▶ The task
Repeat the data word for word. Do not include the pictures.

——————

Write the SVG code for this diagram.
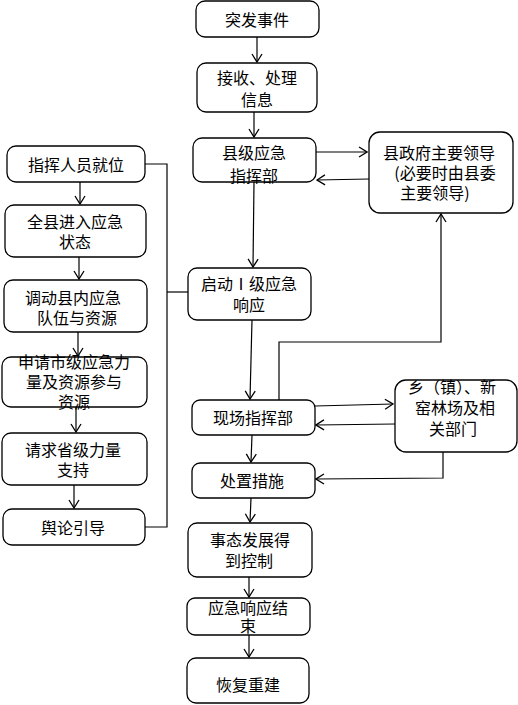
<svg xmlns="http://www.w3.org/2000/svg" width="518" height="705" viewBox="0 0 518 705">
<style>
.b{fill:#fff;stroke:#000;stroke-width:1.3}
.t{font-family:"Noto Sans CJK SC","Liberation Sans",sans-serif;font-size:16px;fill:#000;text-anchor:middle}
.c{fill:none;stroke:#000;stroke-width:1.2}
</style>
<defs>
<marker id="a" markerUnits="userSpaceOnUse" markerWidth="10" markerHeight="12" viewBox="0 0 10 12" refX="9" refY="6" orient="auto">
<path d="M1,1 L9,6 L1,11" fill="none" stroke="#000" stroke-width="1.3"/>
</marker>
</defs>
<rect width="518" height="705" fill="#fff"/>
<g id="connectors">
<path class="c" d="M257,37 L257,62" marker-end="url(#a)"/>
<path class="c" d="M254,112 L254,137" marker-end="url(#a)"/>
<path class="c" d="M316,152 L367,152" marker-end="url(#a)"/>
<path class="c" d="M369,179 L317,180" marker-end="url(#a)"/>
<path class="c" d="M254,182 L253,267" marker-end="url(#a)"/>
<path class="c" d="M252,320 L250,399" marker-end="url(#a)"/>
<path class="c" d="M279,400 L279,342 L441,342 L441,214" marker-end="url(#a)"/>
<path class="c" d="M315,406 L393,404" marker-end="url(#a)"/>
<path class="c" d="M395,424 L316,425" marker-end="url(#a)"/>
<path class="c" d="M252,435 L251,462" marker-end="url(#a)"/>
<path class="c" d="M443,452 L443,478 L316,479" marker-end="url(#a)"/>
<path class="c" d="M251,498 L250,522" marker-end="url(#a)"/>
<path class="c" d="M249,577 L249,597" marker-end="url(#a)"/>
<path class="c" d="M249,635 L249,657" marker-end="url(#a)"/>
<path class="c" d="M80,182 L80,204" marker-end="url(#a)"/>
<path class="c" d="M79,257 L79,279" marker-end="url(#a)"/>
<path class="c" d="M78,332 L78,356" marker-end="url(#a)"/>
<path class="c" d="M76,407 L76,432" marker-end="url(#a)"/>
<path class="c" d="M74,485 L74,508" marker-end="url(#a)"/>
<path class="c" d="M145,164 L167,164 L167,527 L145,527"/>
<path class="c" d="M167,292 L188,292"/>
</g>
<g id="n1"><rect class="b" x="196" y="1" width="123" height="36" rx="9"/><text class="t" x="257" y="26">突发事件</text></g>
<g id="n2"><rect class="b" x="197" y="63" width="120" height="49" rx="9"/><text class="t" x="257" y="84">接收、处理</text><text class="t" x="257" y="106">信息</text></g>
<g id="n3"><rect class="b" x="193" y="138" width="123" height="44" rx="9"/><text class="t" x="254" y="159">县级应急</text><text class="t" x="254" y="182">指挥部</text></g>
<g id="n4"><rect class="b" x="369" y="132" width="144" height="81" rx="11"/><text class="t" x="439" y="159">县政府主要领导</text><text class="t" x="445" y="179">(必要时由县委</text><text class="t" x="435" y="199">主要领导)</text></g>
<g id="n5"><rect class="b" x="188" y="268" width="123" height="52" rx="9"/><text class="t" x="249" y="290">启动Ⅰ级应急</text><text class="t" x="249" y="311">响应</text></g>
<g id="n6"><rect class="b" x="192" y="400" width="123" height="35" rx="8"/><text class="t" x="253" y="424">现场指挥部</text></g>
<g id="n7"><rect class="b" x="395" y="380" width="122" height="72" rx="11"/><text class="t" x="452" y="393">乡（镇）、新</text><text class="t" x="455" y="414">窑林场及相</text><text class="t" x="453" y="435">关部门</text></g>
<g id="n8"><rect class="b" x="192" y="463" width="123" height="35" rx="8"/><text class="t" x="252" y="487">处置措施</text></g>
<g id="n9"><rect class="b" x="188" y="523" width="124" height="54" rx="9"/><text class="t" x="250" y="546">事态发展得</text><text class="t" x="249" y="567">到控制</text></g>
<g id="n10"><rect class="b" x="187" y="598" width="123" height="37" rx="8"/><text class="t" x="248" y="614">应急响应结</text><text class="t" x="248" y="632">束</text></g>
<g id="n11"><rect class="b" x="187" y="658" width="122" height="45" rx="9"/><text class="t" x="248" y="691">恢复重建</text></g>
<g id="n12"><rect class="b" x="7" y="146" width="138" height="36" rx="9"/><text class="t" x="76" y="171">指挥人员就位</text></g>
<g id="n13"><rect class="b" x="5" y="205" width="141" height="52" rx="9"/><text class="t" x="75" y="228">全县进入应急</text><text class="t" x="75" y="248">状态</text></g>
<g id="n14"><rect class="b" x="4" y="280" width="143" height="52" rx="9"/><text class="t" x="73" y="304">调动县内应急</text><text class="t" x="77" y="324">队伍与资源</text></g>
<g id="n15"><rect class="b" x="2" y="357" width="145" height="50" rx="9"/><text class="t" x="74" y="368">申请市级应急力</text><text class="t" x="74" y="388">量及资源参与</text><text class="t" x="74" y="408">资源</text></g>
<g id="n16"><rect class="b" x="2" y="433" width="145" height="52" rx="9"/><text class="t" x="73" y="456">请求省级力量</text><text class="t" x="73" y="476">支持</text></g>
<g id="n17"><rect class="b" x="3" y="509" width="142" height="36" rx="9"/><text class="t" x="73" y="534">舆论引导</text></g>
</svg>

——————

▶ Full response
Write the SVG code for this diagram.
<svg xmlns="http://www.w3.org/2000/svg" width="518" height="705" viewBox="0 0 518 705">
<style>
.b{fill:#fff;stroke:#000;stroke-width:1.3}
.t{font-family:"Noto Sans CJK SC","Liberation Sans",sans-serif;font-size:16px;fill:#000;text-anchor:middle}
.c{fill:none;stroke:#000;stroke-width:1.2}
</style>
<defs>
<marker id="a" markerUnits="userSpaceOnUse" markerWidth="10" markerHeight="12" viewBox="0 0 10 12" refX="9" refY="6" orient="auto">
<path d="M1,1 L9,6 L1,11" fill="none" stroke="#000" stroke-width="1.3"/>
</marker>
</defs>
<rect width="518" height="705" fill="#fff"/>
<g id="connectors">
<path class="c" d="M257,37 L257,62" marker-end="url(#a)"/>
<path class="c" d="M254,112 L254,137" marker-end="url(#a)"/>
<path class="c" d="M316,152 L367,152" marker-end="url(#a)"/>
<path class="c" d="M369,179 L317,180" marker-end="url(#a)"/>
<path class="c" d="M254,182 L253,267" marker-end="url(#a)"/>
<path class="c" d="M252,320 L250,399" marker-end="url(#a)"/>
<path class="c" d="M279,400 L279,342 L441,342 L441,214" marker-end="url(#a)"/>
<path class="c" d="M315,406 L393,404" marker-end="url(#a)"/>
<path class="c" d="M395,424 L316,425" marker-end="url(#a)"/>
<path class="c" d="M252,435 L251,462" marker-end="url(#a)"/>
<path class="c" d="M443,452 L443,478 L316,479" marker-end="url(#a)"/>
<path class="c" d="M251,498 L250,522" marker-end="url(#a)"/>
<path class="c" d="M249,577 L249,597" marker-end="url(#a)"/>
<path class="c" d="M249,635 L249,657" marker-end="url(#a)"/>
<path class="c" d="M80,182 L80,204" marker-end="url(#a)"/>
<path class="c" d="M79,257 L79,279" marker-end="url(#a)"/>
<path class="c" d="M78,332 L78,356" marker-end="url(#a)"/>
<path class="c" d="M76,407 L76,432" marker-end="url(#a)"/>
<path class="c" d="M74,485 L74,508" marker-end="url(#a)"/>
<path class="c" d="M145,164 L167,164 L167,527 L145,527"/>
<path class="c" d="M167,292 L188,292"/>
</g>
<g id="n1"><rect class="b" x="196" y="1" width="123" height="36" rx="9"/><text class="t" x="257" y="26">突发事件</text></g>
<g id="n2"><rect class="b" x="197" y="63" width="120" height="49" rx="9"/><text class="t" x="257" y="84">接收、处理</text><text class="t" x="257" y="106">信息</text></g>
<g id="n3"><rect class="b" x="193" y="138" width="123" height="44" rx="9"/><text class="t" x="254" y="159">县级应急</text><text class="t" x="254" y="182">指挥部</text></g>
<g id="n4"><rect class="b" x="369" y="132" width="144" height="81" rx="11"/><text class="t" x="439" y="159">县政府主要领导</text><text class="t" x="445" y="179">(必要时由县委</text><text class="t" x="435" y="199">主要领导)</text></g>
<g id="n5"><rect class="b" x="188" y="268" width="123" height="52" rx="9"/><text class="t" x="249" y="290">启动Ⅰ级应急</text><text class="t" x="249" y="311">响应</text></g>
<g id="n6"><rect class="b" x="192" y="400" width="123" height="35" rx="8"/><text class="t" x="253" y="424">现场指挥部</text></g>
<g id="n7"><rect class="b" x="395" y="380" width="122" height="72" rx="11"/><text class="t" x="452" y="393">乡（镇）、新</text><text class="t" x="455" y="414">窑林场及相</text><text class="t" x="453" y="435">关部门</text></g>
<g id="n8"><rect class="b" x="192" y="463" width="123" height="35" rx="8"/><text class="t" x="252" y="487">处置措施</text></g>
<g id="n9"><rect class="b" x="188" y="523" width="124" height="54" rx="9"/><text class="t" x="250" y="546">事态发展得</text><text class="t" x="249" y="567">到控制</text></g>
<g id="n10"><rect class="b" x="187" y="598" width="123" height="37" rx="8"/><text class="t" x="248" y="614">应急响应结</text><text class="t" x="248" y="632">束</text></g>
<g id="n11"><rect class="b" x="187" y="658" width="122" height="45" rx="9"/><text class="t" x="248" y="691">恢复重建</text></g>
<g id="n12"><rect class="b" x="7" y="146" width="138" height="36" rx="9"/><text class="t" x="76" y="171">指挥人员就位</text></g>
<g id="n13"><rect class="b" x="5" y="205" width="141" height="52" rx="9"/><text class="t" x="75" y="228">全县进入应急</text><text class="t" x="75" y="248">状态</text></g>
<g id="n14"><rect class="b" x="4" y="280" width="143" height="52" rx="9"/><text class="t" x="73" y="304">调动县内应急</text><text class="t" x="77" y="324">队伍与资源</text></g>
<g id="n15"><rect class="b" x="2" y="357" width="145" height="50" rx="9"/><text class="t" x="74" y="368">申请市级应急力</text><text class="t" x="74" y="388">量及资源参与</text><text class="t" x="74" y="408">资源</text></g>
<g id="n16"><rect class="b" x="2" y="433" width="145" height="52" rx="9"/><text class="t" x="73" y="456">请求省级力量</text><text class="t" x="73" y="476">支持</text></g>
<g id="n17"><rect class="b" x="3" y="509" width="142" height="36" rx="9"/><text class="t" x="73" y="534">舆论引导</text></g>
</svg>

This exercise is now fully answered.